I asked Dr. Freyd what advice she’d give to survivors like myself who’ve been invalidated by people in our lives claiming we have false memory syndrome, and I found her message so clarifying and helpful that I want to share it with you here in its entirety:
Sometimes in life we have to live with some uncertainty. If you remember something and there’s no potential for physical evidence, and the other person there is denying it, then there is naturally going to be a certain amount of uncertainty because we are very social creatures and if our reality is being denied, then we wonder. And that’s healthy, it’s like a reality check.
But you have to also question if there is a big motivation the person might have to deny something that really did happen. Maybe they are denying it not because it didn’t happen, but because they don’t want to be held accountable or they don’t want to believe it. Learning to live with a level of uncertainty and being compassionate towards yourself about the situation is an important part of dealing with this.
Equally important is for you to pay attention to what you can know. You may not be able to know some things with full certainty, but you can know how the person is behaving right now. You can know if they are supporting you or attacking you. Are they being honest and fair with you in this moment?
You can know how you feel being around that person. You may not be able to prove it to anyone else, but you know how you feel. It’s much easier to know how you feel than the absolute accuracy of your memory because feeling is in the moment. Focus on what you can know and see what it tells you. Is this the behavior of a loving parent that they are treating you this way right now? You may not know exactly everything that happened in the past but you can know what’s happening right now.
Hearing these words from Dr. Freyd felt immensely healing and validating for me. Here I had an expert who has been studying childhood sexual abuse, memory and trauma for decades saying that it’s okay for us to live with a level of uncertainty. Accepting that doubt is a part of our lives is not an invalidation of our survivorship; it’s a natural response to what we’ve been through.

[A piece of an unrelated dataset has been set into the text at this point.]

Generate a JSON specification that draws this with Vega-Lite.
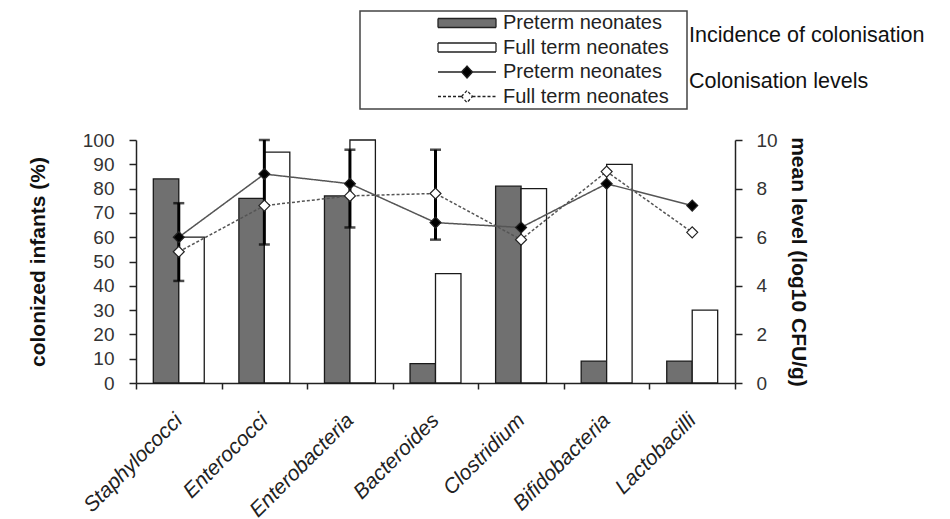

I was most moved by her encouraging us to honor what we do know. We live in a world that tells us that there is a specific kind of evidence we need in order to claim our survivorship. But what about the inner safety expert that lives within each of us, who can give us real-time information about how being around the people who harmed us makes us feel? It matters that being around my father made me have nightmares, made my skin curl, made me sick to my stomach, and led to suicidal ideation. That is real-time information I can and should trust. How it feels to be around the people who harmed us is data each of us has access to and it is worthy of being honored.
Learn more about Dr. Jennifer Freyd’s work
In the upcoming months, I am going to be writing more about Dr. Freyd’s work because it is incredibly relevant to what we talk about here at Healing Honestly, including an upcoming article on her research that indicates that there is a relationship between amnesia and the level of betrayal a survivor experienced when harmed. Also, you all know how reluctant I am to amplify the voices of researchers because, historically, I hate the way they talk about survivors. But it feels super different when the researchers are also survivors; the work is way more trauma-informed and helpful to the everyday lives of survivors.
Among her many initiatives, Dr. Freyd is also establishing a Center for Institutional Courage, a nonprofit that will lead research and projects aimed at improving institutional accountability and transparency when it comes to the way they treat survivors of sexual misconduct. The board has some badass people on it, including Dr. Christine Blasey Ford and Ashley Judd. Very very cool.